BEGIN
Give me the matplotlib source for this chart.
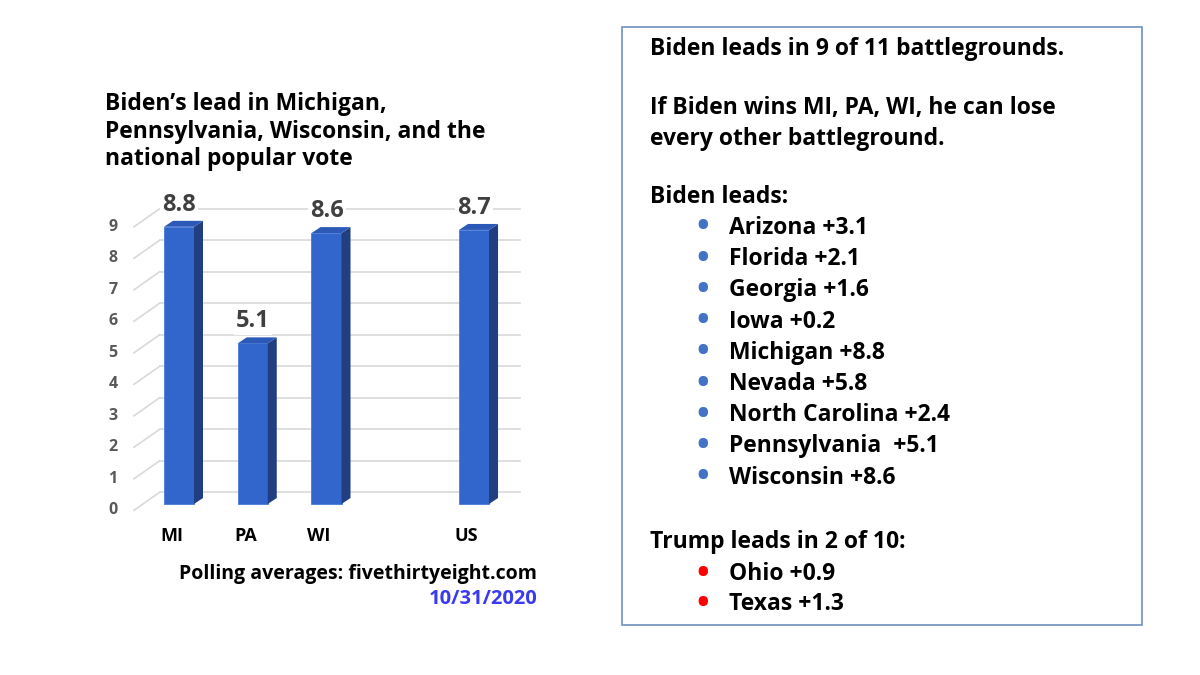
import numpy as np
import matplotlib
matplotlib.use("Agg")
import matplotlib.pyplot as plt
from matplotlib.patches import Polygon, Rectangle

plt.rcParams['font.family'] = ['Open Sans', 'DejaVu Sans']
plt.rcParams['font.weight'] = 'bold'

# data
states = ['MI', 'PA', 'WI', 'US']
positions = [0, 1, 2, 4]          # gap before the national bar
leads = [8.8, 5.1, 8.6, 8.7]
yticks = list(range(0, 10))

title = "Biden\u2019s lead in Michigan,\nPennsylvania, Wisconsin, and the\nnational popular vote"
source = "Polling averages: fivethirtyeight.com"
date = "10/31/2020"

biden_states = ['Arizona +3.1', 'Florida +2.1', 'Georgia +1.6', 'Iowa +0.2',
                'Michigan +8.8', 'Nevada +5.8', 'North Carolina +2.4',
                'Pennsylvania  +5.1', 'Wisconsin +8.6']
trump_states = ['Ohio +0.9', 'Texas +1.3']

W, H = 1200, 675
fig = plt.figure(figsize=(12, 6.75), dpi=100)

def fx(x):
    return x / W

def fy(y):
    return 1 - y / H

# chart axes: pixel box 100..530 x 190..520
ax = fig.add_axes([fx(100), fy(520), 430 / W, 330 / H])
ax.set_xlim(-1.071, 4.759)
ax.set_ylim(-0.508, 9.968)
ax.axis('off')

front = '#3366cc'
side = '#213f80'
top = '#2c59b8'
grid_c = '#d9d9d9'
bw = 0.407
ddx, ddy = 0.122, 0.19   # bar depth
gdy = 0.38               # back wall offset

# back-wall gridlines and slanted floor lines
for v in yticks:
    ax.plot([-0.258, 4.62], [v + gdy, v + gdy], color=grid_c, lw=1.2, zorder=1)
    ax.plot([-0.61, -0.258], [v - 0.2, v + gdy], color=grid_c, lw=1.2, zorder=1)
    ax.text(-0.895, v - 0.2, str(v), ha='center', va='center', fontsize=11.5,
            color='#595959', fontweight='bold')

bars = ax.bar(positions, leads, width=bw, color=front, zorder=3,
              edgecolor='#4a7ad8', linewidth=0.6)
for b, v in zip(bars, leads):
    x0 = b.get_x()
    x1 = x0 + b.get_width()
    ax.add_patch(Polygon([[x1, 0], [x1 + ddx, ddy], [x1 + ddx, v + ddy], [x1, v]],
                         closed=True, facecolor=side, edgecolor='none', zorder=3))
    ax.add_patch(Polygon([[x0, v], [x0 + ddx, v + ddy], [x1 + ddx, v + ddy], [x1, v]],
                         closed=True, facecolor=top, edgecolor='none', zorder=3))
    ax.text(x0 + bw / 2, v + 0.7, f'{v:.1f}', ha='center', va='center',
            fontsize=17, fontweight='bold', color='#404040', zorder=4,
            bbox=dict(facecolor='white', edgecolor='none', pad=1.5))

for p, s in zip(positions, states):
    ax.text(p - 0.1, -1.016, s, ha='center', va='center', fontsize=13,
            fontweight='bold', color='black', clip_on=False)

# title
fig.text(fx(105), fy(92), title, ha='left', va='top', fontsize=16.5,
         fontweight='bold', color='black', linespacing=1.2)

# source + date
fig.text(fx(537), fy(574), source, ha='right', va='center', fontsize=14,
         fontweight='bold', color='black')
fig.text(fx(537), fy(599), date, ha='right', va='center', fontsize=14.5,
         fontweight='bold', color='#3a3af0')

# right box
fig.add_artist(Rectangle((fx(622), fy(625)), 520 / W, 598 / H, transform=fig.transFigure,
                         facecolor='white', edgecolor='#6f8fc4', linewidth=1.2))

fs = 16.5
bs = 24
fig.text(fx(650), fy(49), "Biden leads in 9 of 11 battlegrounds.", fontsize=fs,
         va='center', ha='left', fontweight='bold')
fig.text(fx(650), fy(108), "If Biden wins MI, PA, WI, he can lose", fontsize=fs,
         va='center', ha='left', fontweight='bold')
fig.text(fx(650), fy(139), "every other battleground.", fontsize=fs,
         va='center', ha='left', fontweight='bold')
fig.text(fx(650), fy(197), "Biden leads:", fontsize=fs, va='center', ha='left',
         fontweight='bold')
for i, s in enumerate(biden_states):
    y = 228 + i * 31.2
    fig.text(fx(703), fy(y), '\u2022', fontsize=bs, va='center', ha='center',
             color='#4472c4')
    fig.text(fx(729), fy(y), s, fontsize=fs, va='center', ha='left', fontweight='bold')
fig.text(fx(650), fy(542), "Trump leads in 2 of 10:", fontsize=fs, va='center',
         ha='left', fontweight='bold')
for i, s in enumerate(trump_states):
    y = 574 + i * 30.5
    fig.text(fx(703), fy(y), '\u2022', fontsize=bs, va='center', ha='center',
             color='#ff0000')
    fig.text(fx(729), fy(y), s, fontsize=fs, va='center', ha='left', fontweight='bold')

fig.savefig('out.png', dpi=100, facecolor='white')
END
WHAT IS NEEDED: Return exactly what appears from the opening line of the material through the line with "plt.rcParams['font.weight'] = 'bold'", apart from the pictures.

PROBLEM SOLUTION:
Give me the matplotlib source for this chart.
import numpy as np
import matplotlib
matplotlib.use("Agg")
import matplotlib.pyplot as plt
from matplotlib.patches import Polygon, Rectangle

plt.rcParams['font.family'] = ['Open Sans', 'DejaVu Sans']
plt.rcParams['font.weight'] = 'bold'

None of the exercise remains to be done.